_TASK INSTRUCTIONS:_ Do not include the pictures; repeat the rest of the data exactly.

_SUPPLIED INFORMATION:_
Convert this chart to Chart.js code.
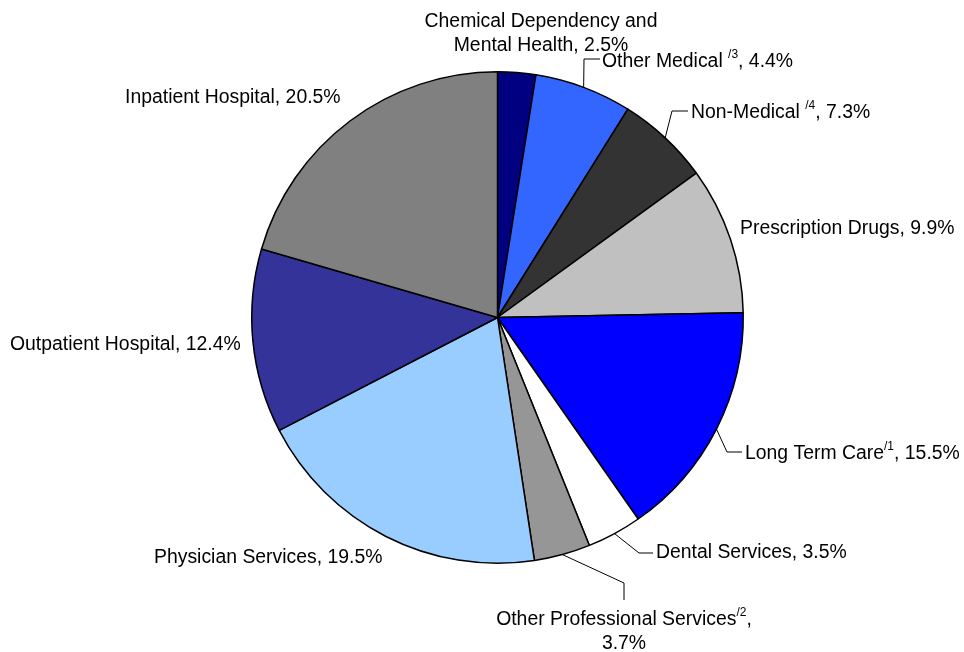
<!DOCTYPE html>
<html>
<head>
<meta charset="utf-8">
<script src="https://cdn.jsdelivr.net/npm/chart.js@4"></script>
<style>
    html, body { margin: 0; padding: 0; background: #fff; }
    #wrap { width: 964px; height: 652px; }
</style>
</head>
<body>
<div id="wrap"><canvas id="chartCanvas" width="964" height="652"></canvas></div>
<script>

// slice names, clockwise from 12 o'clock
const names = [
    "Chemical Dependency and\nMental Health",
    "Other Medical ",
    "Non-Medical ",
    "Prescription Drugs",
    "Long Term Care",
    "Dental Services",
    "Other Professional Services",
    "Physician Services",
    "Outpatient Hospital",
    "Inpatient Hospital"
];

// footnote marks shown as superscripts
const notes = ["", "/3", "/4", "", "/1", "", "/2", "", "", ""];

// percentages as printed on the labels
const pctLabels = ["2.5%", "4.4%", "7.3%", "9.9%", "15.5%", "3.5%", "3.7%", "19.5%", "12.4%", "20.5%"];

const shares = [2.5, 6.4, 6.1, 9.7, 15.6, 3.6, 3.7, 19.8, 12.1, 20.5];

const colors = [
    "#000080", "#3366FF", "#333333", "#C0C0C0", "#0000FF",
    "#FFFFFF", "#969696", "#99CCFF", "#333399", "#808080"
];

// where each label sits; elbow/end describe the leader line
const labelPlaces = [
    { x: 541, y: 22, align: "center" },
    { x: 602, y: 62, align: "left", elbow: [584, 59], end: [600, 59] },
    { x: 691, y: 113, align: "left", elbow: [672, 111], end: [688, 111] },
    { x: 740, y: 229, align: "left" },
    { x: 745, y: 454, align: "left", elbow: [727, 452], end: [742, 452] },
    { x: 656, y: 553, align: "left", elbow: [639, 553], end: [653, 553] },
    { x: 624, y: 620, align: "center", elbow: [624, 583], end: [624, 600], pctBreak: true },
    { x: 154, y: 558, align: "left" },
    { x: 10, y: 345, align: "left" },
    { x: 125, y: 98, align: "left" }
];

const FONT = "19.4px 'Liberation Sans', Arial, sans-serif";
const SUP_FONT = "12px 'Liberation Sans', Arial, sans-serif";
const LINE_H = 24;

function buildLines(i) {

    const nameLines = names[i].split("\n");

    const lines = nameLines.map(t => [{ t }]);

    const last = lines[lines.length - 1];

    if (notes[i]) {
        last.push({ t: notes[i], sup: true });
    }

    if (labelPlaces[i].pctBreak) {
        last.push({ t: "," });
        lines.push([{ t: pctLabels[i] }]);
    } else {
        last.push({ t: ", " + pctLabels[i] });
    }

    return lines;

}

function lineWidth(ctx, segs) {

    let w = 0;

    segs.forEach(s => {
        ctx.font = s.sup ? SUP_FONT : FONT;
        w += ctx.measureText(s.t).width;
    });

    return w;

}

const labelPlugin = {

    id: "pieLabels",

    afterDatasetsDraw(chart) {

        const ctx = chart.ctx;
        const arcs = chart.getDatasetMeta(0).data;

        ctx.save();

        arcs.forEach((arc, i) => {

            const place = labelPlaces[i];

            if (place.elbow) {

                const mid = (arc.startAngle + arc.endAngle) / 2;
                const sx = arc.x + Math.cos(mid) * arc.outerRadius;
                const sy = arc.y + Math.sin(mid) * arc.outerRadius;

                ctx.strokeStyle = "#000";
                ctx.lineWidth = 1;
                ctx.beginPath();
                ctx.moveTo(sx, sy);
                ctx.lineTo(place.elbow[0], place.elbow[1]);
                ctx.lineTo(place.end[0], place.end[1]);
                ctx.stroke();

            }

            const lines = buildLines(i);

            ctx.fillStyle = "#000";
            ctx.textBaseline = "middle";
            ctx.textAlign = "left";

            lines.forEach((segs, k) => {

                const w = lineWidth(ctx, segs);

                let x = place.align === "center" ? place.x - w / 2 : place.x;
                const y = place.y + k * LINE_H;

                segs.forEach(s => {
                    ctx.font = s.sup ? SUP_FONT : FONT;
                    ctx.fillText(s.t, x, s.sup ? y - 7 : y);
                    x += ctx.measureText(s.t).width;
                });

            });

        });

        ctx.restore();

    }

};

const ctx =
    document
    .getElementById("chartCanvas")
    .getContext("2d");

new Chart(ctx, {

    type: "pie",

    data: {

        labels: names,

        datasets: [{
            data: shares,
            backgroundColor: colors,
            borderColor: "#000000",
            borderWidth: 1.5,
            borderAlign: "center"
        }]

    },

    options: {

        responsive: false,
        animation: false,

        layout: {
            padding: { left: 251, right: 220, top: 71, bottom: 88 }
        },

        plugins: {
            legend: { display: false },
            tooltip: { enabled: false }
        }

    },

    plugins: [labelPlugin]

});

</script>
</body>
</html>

_EXERCISE OUTPUT:_
Convert this chart to Chart.js code.
<!DOCTYPE html>
<html>
<head>
<meta charset="utf-8">
<script src="https://cdn.jsdelivr.net/npm/chart.js@4"></script>
<style>
    html, body { margin: 0; padding: 0; background: #fff; }
    #wrap { width: 964px; height: 652px; }
</style>
</head>
<body>
<div id="wrap"><canvas id="chartCanvas" width="964" height="652"></canvas></div>
<script>

// slice names, clockwise from 12 o'clock
const names = [
    "Chemical Dependency and\nMental Health",
    "Other Medical ",
    "Non-Medical ",
    "Prescription Drugs",
    "Long Term Care",
    "Dental Services",
    "Other Professional Services",
    "Physician Services",
    "Outpatient Hospital",
    "Inpatient Hospital"
];

// footnote marks shown as superscripts
const notes = ["", "/3", "/4", "", "/1", "", "/2", "", "", ""];

// percentages as printed on the labels
const pctLabels = ["2.5%", "4.4%", "7.3%", "9.9%", "15.5%", "3.5%", "3.7%", "19.5%", "12.4%", "20.5%"];

const shares = [2.5, 6.4, 6.1, 9.7, 15.6, 3.6, 3.7, 19.8, 12.1, 20.5];

const colors = [
    "#000080", "#3366FF", "#333333", "#C0C0C0", "#0000FF",
    "#FFFFFF", "#969696", "#99CCFF", "#333399", "#808080"
];

// where each label sits; elbow/end describe the leader line
const labelPlaces = [
    { x: 541, y: 22, align: "center" },
    { x: 602, y: 62, align: "left", elbow: [584, 59], end: [600, 59] },
    { x: 691, y: 113, align: "left", elbow: [672, 111], end: [688, 111] },
    { x: 740, y: 229, align: "left" },
    { x: 745, y: 454, align: "left", elbow: [727, 452], end: [742, 452] },
    { x: 656, y: 553, align: "left", elbow: [639, 553], end: [653, 553] },
    { x: 624, y: 620, align: "center", elbow: [624, 583], end: [624, 600], pctBreak: true },
    { x: 154, y: 558, align: "left" },
    { x: 10, y: 345, align: "left" },
    { x: 125, y: 98, align: "left" }
];

const FONT = "19.4px 'Liberation Sans', Arial, sans-serif";
const SUP_FONT = "12px 'Liberation Sans', Arial, sans-serif";
const LINE_H = 24;

function buildLines(i) {

    const nameLines = names[i].split("\n");

    const lines = nameLines.map(t => [{ t }]);

    const last = lines[lines.length - 1];

    if (notes[i]) {
        last.push({ t: notes[i], sup: true });
    }

    if (labelPlaces[i].pctBreak) {
        last.push({ t: "," });
        lines.push([{ t: pctLabels[i] }]);
    } else {
        last.push({ t: ", " + pctLabels[i] });
    }

    return lines;

}

function lineWidth(ctx, segs) {

    let w = 0;

    segs.forEach(s => {
        ctx.font = s.sup ? SUP_FONT : FONT;
        w += ctx.measureText(s.t).width;
    });

    return w;

}

const labelPlugin = {

    id: "pieLabels",

    afterDatasetsDraw(chart) {

        const ctx = chart.ctx;
        const arcs = chart.getDatasetMeta(0).data;

        ctx.save();

        arcs.forEach((arc, i) => {

            const place = labelPlaces[i];

            if (place.elbow) {

                const mid = (arc.startAngle + arc.endAngle) / 2;
                const sx = arc.x + Math.cos(mid) * arc.outerRadius;
                const sy = arc.y + Math.sin(mid) * arc.outerRadius;

                ctx.strokeStyle = "#000";
                ctx.lineWidth = 1;
                ctx.beginPath();
                ctx.moveTo(sx, sy);
                ctx.lineTo(place.elbow[0], place.elbow[1]);
                ctx.lineTo(place.end[0], place.end[1]);
                ctx.stroke();

            }

            const lines = buildLines(i);

            ctx.fillStyle = "#000";
            ctx.textBaseline = "middle";
            ctx.textAlign = "left";

            lines.forEach((segs, k) => {

                const w = lineWidth(ctx, segs);

                let x = place.align === "center" ? place.x - w / 2 : place.x;
                const y = place.y + k * LINE_H;

                segs.forEach(s => {
                    ctx.font = s.sup ? SUP_FONT : FONT;
                    ctx.fillText(s.t, x, s.sup ? y - 7 : y);
                    x += ctx.measureText(s.t).width;
                });

            });

        });

        ctx.restore();

    }

};

const ctx =
    document
    .getElementById("chartCanvas")
    .getContext("2d");

new Chart(ctx, {

    type: "pie",

    data: {

        labels: names,

        datasets: [{
            data: shares,
            backgroundColor: colors,
            borderColor: "#000000",
            borderWidth: 1.5,
            borderAlign: "center"
        }]

    },

    options: {

        responsive: false,
        animation: false,

        layout: {
            padding: { left: 251, right: 220, top: 71, bottom: 88 }
        },

        plugins: {
            legend: { display: false },
            tooltip: { enabled: false }
        }

    },

    plugins: [labelPlugin]

});

</script>
</body>
</html>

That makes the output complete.